- [SUPPLIED MATERIAL]:
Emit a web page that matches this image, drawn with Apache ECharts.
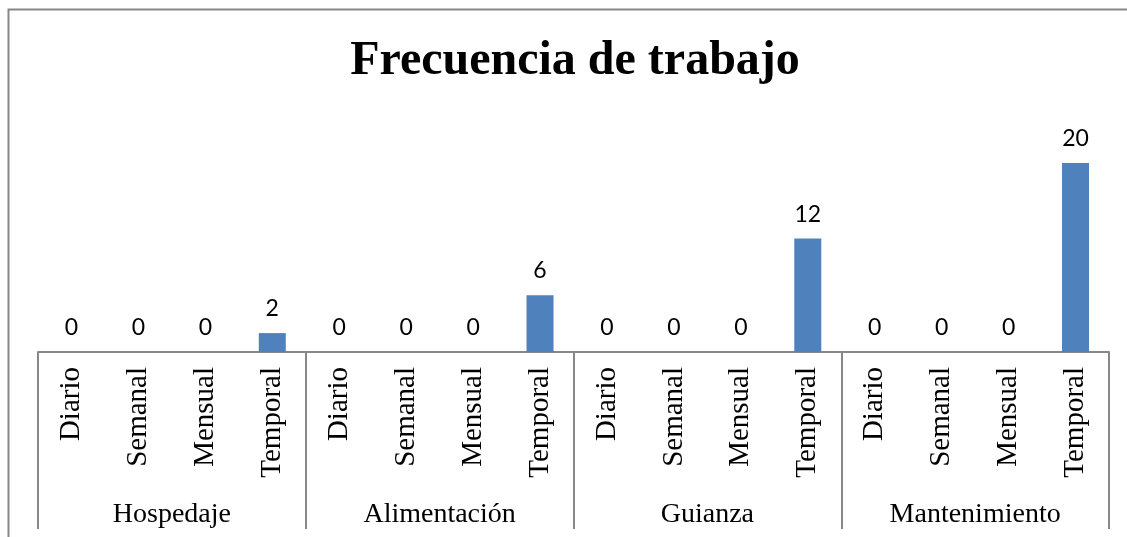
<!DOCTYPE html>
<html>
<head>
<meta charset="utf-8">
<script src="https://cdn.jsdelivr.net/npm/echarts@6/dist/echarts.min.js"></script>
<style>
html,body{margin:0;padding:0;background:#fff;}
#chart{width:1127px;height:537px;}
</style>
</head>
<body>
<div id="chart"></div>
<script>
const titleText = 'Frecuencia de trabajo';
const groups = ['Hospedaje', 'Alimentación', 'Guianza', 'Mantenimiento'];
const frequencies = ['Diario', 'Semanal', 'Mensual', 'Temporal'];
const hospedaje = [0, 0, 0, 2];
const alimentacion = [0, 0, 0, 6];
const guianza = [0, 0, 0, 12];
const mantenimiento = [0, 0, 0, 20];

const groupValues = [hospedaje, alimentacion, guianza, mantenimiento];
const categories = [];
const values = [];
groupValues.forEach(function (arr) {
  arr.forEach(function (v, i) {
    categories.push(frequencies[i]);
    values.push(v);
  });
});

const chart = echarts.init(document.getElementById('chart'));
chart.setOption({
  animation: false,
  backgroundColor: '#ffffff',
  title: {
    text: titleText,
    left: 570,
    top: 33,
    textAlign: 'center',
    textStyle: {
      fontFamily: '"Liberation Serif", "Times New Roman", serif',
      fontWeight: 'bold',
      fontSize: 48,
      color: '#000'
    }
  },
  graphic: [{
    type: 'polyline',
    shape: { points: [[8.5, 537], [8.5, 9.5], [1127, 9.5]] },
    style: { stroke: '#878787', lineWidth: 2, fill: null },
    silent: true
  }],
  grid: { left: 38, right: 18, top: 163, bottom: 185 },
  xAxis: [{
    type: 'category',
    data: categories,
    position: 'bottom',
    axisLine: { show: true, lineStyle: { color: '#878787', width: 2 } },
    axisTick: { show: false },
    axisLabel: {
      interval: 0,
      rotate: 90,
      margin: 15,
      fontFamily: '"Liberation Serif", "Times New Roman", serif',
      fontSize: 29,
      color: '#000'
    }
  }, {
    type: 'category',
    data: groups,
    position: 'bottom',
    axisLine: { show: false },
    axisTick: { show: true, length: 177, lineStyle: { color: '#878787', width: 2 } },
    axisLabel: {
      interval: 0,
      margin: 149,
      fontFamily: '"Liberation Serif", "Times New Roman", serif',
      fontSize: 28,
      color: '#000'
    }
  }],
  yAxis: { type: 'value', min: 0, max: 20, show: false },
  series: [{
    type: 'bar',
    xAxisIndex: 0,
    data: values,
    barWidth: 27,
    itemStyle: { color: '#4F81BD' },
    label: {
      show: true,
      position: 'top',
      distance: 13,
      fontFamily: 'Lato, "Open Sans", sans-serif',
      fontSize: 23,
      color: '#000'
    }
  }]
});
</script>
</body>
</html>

- [TASK DETAILS]:
Except for the pictures, reproduce every line exactly.

- [EXPECTED ANSWER]:
Emit a web page that matches this image, drawn with Apache ECharts.
<!DOCTYPE html>
<html>
<head>
<meta charset="utf-8">
<script src="https://cdn.jsdelivr.net/npm/echarts@6/dist/echarts.min.js"></script>
<style>
html,body{margin:0;padding:0;background:#fff;}
#chart{width:1127px;height:537px;}
</style>
</head>
<body>
<div id="chart"></div>
<script>
const titleText = 'Frecuencia de trabajo';
const groups = ['Hospedaje', 'Alimentación', 'Guianza', 'Mantenimiento'];
const frequencies = ['Diario', 'Semanal', 'Mensual', 'Temporal'];
const hospedaje = [0, 0, 0, 2];
const alimentacion = [0, 0, 0, 6];
const guianza = [0, 0, 0, 12];
const mantenimiento = [0, 0, 0, 20];

const groupValues = [hospedaje, alimentacion, guianza, mantenimiento];
const categories = [];
const values = [];
groupValues.forEach(function (arr) {
  arr.forEach(function (v, i) {
    categories.push(frequencies[i]);
    values.push(v);
  });
});

const chart = echarts.init(document.getElementById('chart'));
chart.setOption({
  animation: false,
  backgroundColor: '#ffffff',
  title: {
    text: titleText,
    left: 570,
    top: 33,
    textAlign: 'center',
    textStyle: {
      fontFamily: '"Liberation Serif", "Times New Roman", serif',
      fontWeight: 'bold',
      fontSize: 48,
      color: '#000'
    }
  },
  graphic: [{
    type: 'polyline',
    shape: { points: [[8.5, 537], [8.5, 9.5], [1127, 9.5]] },
    style: { stroke: '#878787', lineWidth: 2, fill: null },
    silent: true
  }],
  grid: { left: 38, right: 18, top: 163, bottom: 185 },
  xAxis: [{
    type: 'category',
    data: categories,
    position: 'bottom',
    axisLine: { show: true, lineStyle: { color: '#878787', width: 2 } },
    axisTick: { show: false },
    axisLabel: {
      interval: 0,
      rotate: 90,
      margin: 15,
      fontFamily: '"Liberation Serif", "Times New Roman", serif',
      fontSize: 29,
      color: '#000'
    }
  }, {
    type: 'category',
    data: groups,
    position: 'bottom',
    axisLine: { show: false },
    axisTick: { show: true, length: 177, lineStyle: { color: '#878787', width: 2 } },
    axisLabel: {
      interval: 0,
      margin: 149,
      fontFamily: '"Liberation Serif", "Times New Roman", serif',
      fontSize: 28,
      color: '#000'
    }
  }],
  yAxis: { type: 'value', min: 0, max: 20, show: false },
  series: [{
    type: 'bar',
    xAxisIndex: 0,
    data: values,
    barWidth: 27,
    itemStyle: { color: '#4F81BD' },
    label: {
      show: true,
      position: 'top',
      distance: 13,
      fontFamily: 'Lato, "Open Sans", sans-serif',
      fontSize: 23,
      color: '#000'
    }
  }]
});
</script>
</body>
</html>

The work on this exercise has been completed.